Okay, yes. Sounds totally arrogant. But, I cannot change the way I see things. If I am wrong, then I pray the Lord show me a better way.
That being said, my point is this. We all have some measure of misunderstanding. At what point do we draw the line and say, “that’s just too far. They are not real Christians. Jesus will not have mercy on them.” Sure, we might be right about some of the wrong they are doing, but, we cannot know the mind of God or the limits of His mercy. And good thing for us, He is very merciful.
Sure, there are some points where a clear line might be drawn for some people. Can you think of at least one Christian denomination, sect, or belief that you will not accept? Most of us can. I know I have my limits, and as I said, I might be a little more strict (or a lot more so) than others. But, in this, I just say that we each need to be persuaded in our own mind. In the end, as long as we are not swept away by the lies of anitchrist, I think there is room for mercy. Maybe even then to a degree, but that’s not something I want to mess around with.
Then I think, what is antichrist? Sure, there is the final one, right? Are there not many antichrists even today? The bible says so. Tricky stuff there when you really think about it. Even so, I know that those who love Jesus in truth will not fall away when the real threat comes. I also know that we will see many professing Christians end up under that final delusion, so why not seek Jesus to help us lay aside delusions we currently hold about him? It is the real Jesus we want to worship, isn’t it? Shouldn’t we at least consider and seek? We may always hold misconceptions about him until he returns, but to use that as an excuse to accept any version of him is not good–and there are many forms of Christ in our churches today.

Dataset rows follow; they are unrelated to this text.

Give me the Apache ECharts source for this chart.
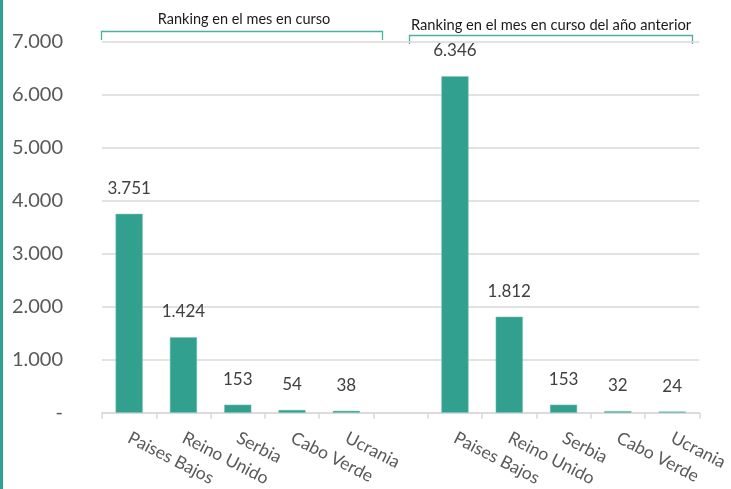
<!DOCTYPE html>
<html><head><meta charset="utf-8">
<script src="https://cdn.jsdelivr.net/npm/echarts@6/dist/echarts.min.js"></script>
<style>html,body{margin:0;padding:0;background:#fff}#c{width:731px;height:489px}</style>
</head><body><div id="c"></div>
<script>
const categories = ['Paises Bajos','Reino Unido','Serbia','Cabo Verde','Ucrania','', 'Paises Bajos','Reino Unido','Serbia','Cabo Verde','Ucrania'];
const values = [3751,1424,153,54,38,null,6346,1812,153,32,24];
const yTicks = [0,1000,2000,3000,4000,5000,6000,7000];
const groupTitles = ['Ranking en el mes en curso','Ranking en el mes en curso del año anterior'];
const FONT = 'Lato';
const fmt = v => v === 0 ? '-' : String(v).replace(/\B(?=(\d{3})+(?!\d))/g,'.');
const chart = echarts.init(document.getElementById('c'));
const teal = '#31A08F';
chart.setOption({
  animation:false,
  textStyle:{fontFamily:FONT},
  grid:{left:102,right:31,top:41.5,bottom:75},
  xAxis:{type:'category',data:categories,
    axisLine:{lineStyle:{color:'#D9D9D9',width:1.5}},
    axisTick:{show:true,length:6,lineStyle:{color:'#D9D9D9',width:1.5}},
    axisLabel:{rotate:-27,fontSize:17.5,color:'#595959',margin:24,interval:0,fontFamily:FONT}},
  yAxis:{type:'value',min:yTicks[0],max:yTicks[yTicks.length-1],interval:1000,
    axisLabel:{fontSize:20,color:'#595959',margin:39,formatter:fmt,fontFamily:FONT},
    splitLine:{lineStyle:{color:'#D9D9D9',width:1.5}},axisLine:{show:false},axisTick:{show:false}},
  series:[{type:'bar',data:values,barWidth:'50%',
    itemStyle:{color:teal,borderColor:'#7CC4B8',borderWidth:0.5},
    label:{show:true,position:'top',distance:17,fontSize:17,color:'#404040',fontFamily:FONT,formatter:p=>fmt(p.value)}}],
  graphic:[
    {type:'rect',left:0,top:0,shape:{x:1,y:0,width:3,height:489},style:{fill:teal},silent:true},
    {type:'polyline',shape:{points:[[101.5,40],[101.5,31.5],[382.5,31.5],[382.5,40]]},style:{stroke:'#4FAF9F',lineWidth:1.3,fill:null}},
    {type:'text',style:{text:groupTitles[0],x:244,y:19,align:'center',verticalAlign:'middle',fontSize:14.5,fill:'#1a1a1a',fontFamily:FONT}},
    {type:'polyline',shape:{points:[[409.5,44],[409.5,35.5],[692.5,35.5],[692.5,44]]},style:{stroke:'#4FAF9F',lineWidth:1.3,fill:null}},
    {type:'text',style:{text:groupTitles[1],x:551,y:25,align:'center',verticalAlign:'middle',fontSize:14.7,fill:'#1a1a1a',fontFamily:FONT}}
  ]
});
</script></body></html>
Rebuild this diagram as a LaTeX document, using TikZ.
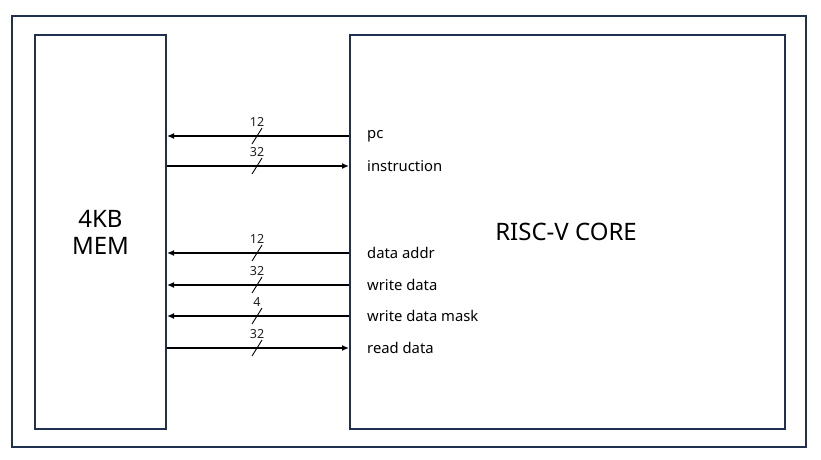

For me, I will not tolerate any misunderstanding that keeps me from a fuller relationship with Jesus. Because of this, I strive for perfection in all things with faith in his immense power and mercy. This might offend some people, and I get that.
Am I perfect? Goodness, no! And I do not expect I ever will be until the transfiguration or resurrection (whichever the case might be for me). But, I will continue heading in that direction and that means a few things. That means growing in the righteousness of God—a righteousness that surpasses our understanding, self-delusions, hypocrisy—a form of righteousness that is so perfect it can never be written in a book or constrained by legalism. This also means growing in true doctrine and rejecting falsehoods. This means learning what kind of worship God desires. This means learning how to love as Jesus loves—and in that, mercy can never be forgotten.
I might have a difficult time with churches today, but within are many Christians who just want to know Jesus and they make use of what is made available to them. Though I see an awful lot of corruption, ultimately, I cannot judge it. One day the Lord will judge it however, and his judgment will be swift and just, and I don’t want to be on the receiving end. I’m sure you do not either. Perhaps, now is the time we should all be seeking him more earnestly.
History shows us that people do not like when their traditions are challenged, but I’m going to challenge you. If that makes me unpopular, than I just chalk that up to treasure laid up in heaven–and even more so–the treasures of the kingdom of God and His righteousness. What’s so wrong with seeking that?
Well, enough about this. Continuing on with planned articles and the intermittent musings. I hope you all have a Christian-growth-filled New Year!